Republican leadership dismissed the act as “hyperpartisanship.” Really? Protecting the right to vote? State laws that restrict voting are the actual blatant display of hyperpartisanship — the desire to maintain power at the cost of representative democracy and the drift toward authoritarianism by the GOP.

We already suffer from distrust in democratic institutions because Republicans refuse to challenge the big lies about so-called “voter fraud” and “stolen elections.” We already suffer from a tyranny of the minority because of how the Senate is composed and the use of the filibuster. Senate Republicans act as obstructors of legislation rather than as partners in enacting legislation to improve the lives of Americans.

As a historian, I fear what the GOP challenges to ideals of democracy, opportunity, equity and justice mean for our republic. President Abraham Lincoln noted that America was an experiment whose values and institutions must be protected and reaffirmed.

- Vicki Arndt Helgesen, Overland Park

Move it up

Major League Baseball has a regular season that is without question like that famous race in Boston: a marathon. “We’ve Only Just Begun” was a hit for the Carpenters, but it’s hardly a hit with baseball fans when playoff competition takes until October to begin.

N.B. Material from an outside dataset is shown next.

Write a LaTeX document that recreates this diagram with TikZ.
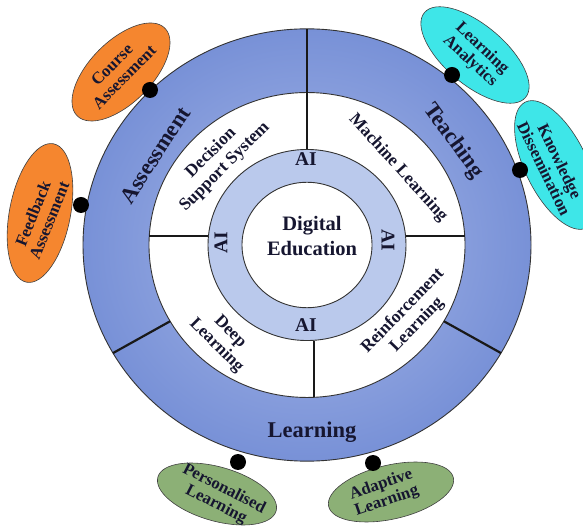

Early October has ideal playing conditions that might have led Hall of Famer Ernie Banks to say, “What a beautiful day for baseball. Let’s play the World Series.” After all, baseball’s championship series is traditionally known as the Fall Classic.

Instead, MLB is singing a different tune. “Take Me Out to the World Series” when it could be shivering cold with snow flurries is unnatural. Frosty The Snowman wouldn’t mind, but no amount of antifreeze is going to keep fans comfortable or allow players to perform up to their full capabilities.

Those conditions are suitable for football season that is, by the way, half over by the time the World Series starts — but they’re hardly suitable for America’s great pasttime.

World Series play at the end of October and into November is past its time. Bring back the Fall Classic.

- Mike George, Springfield

Creative teaching

I applaud Lincoln College Preparatory Academy teacher Taylor Snider and others of his team for taking a different view of education, as he described in his Thursday guest commentary, “Great things from Lincoln Prep students will dazzle Kansas City.”( 9A)

As a former music teacher and educator of the gifted, I have held a similar view. Clear back in the 1960s, I was exposed to a unique view of modern education. From then until retirement, I endorsed that creative endeavor. English class need not be “just” English. Math need not be “just” math. A teacher need not be “just” a teacher.

I always encouraged my students to seek out learning at every opportunity, no matter the subject. I wanted them to have a thirst for learning. Thus, your final exam is a quest for learning, not a regurgitation of facts.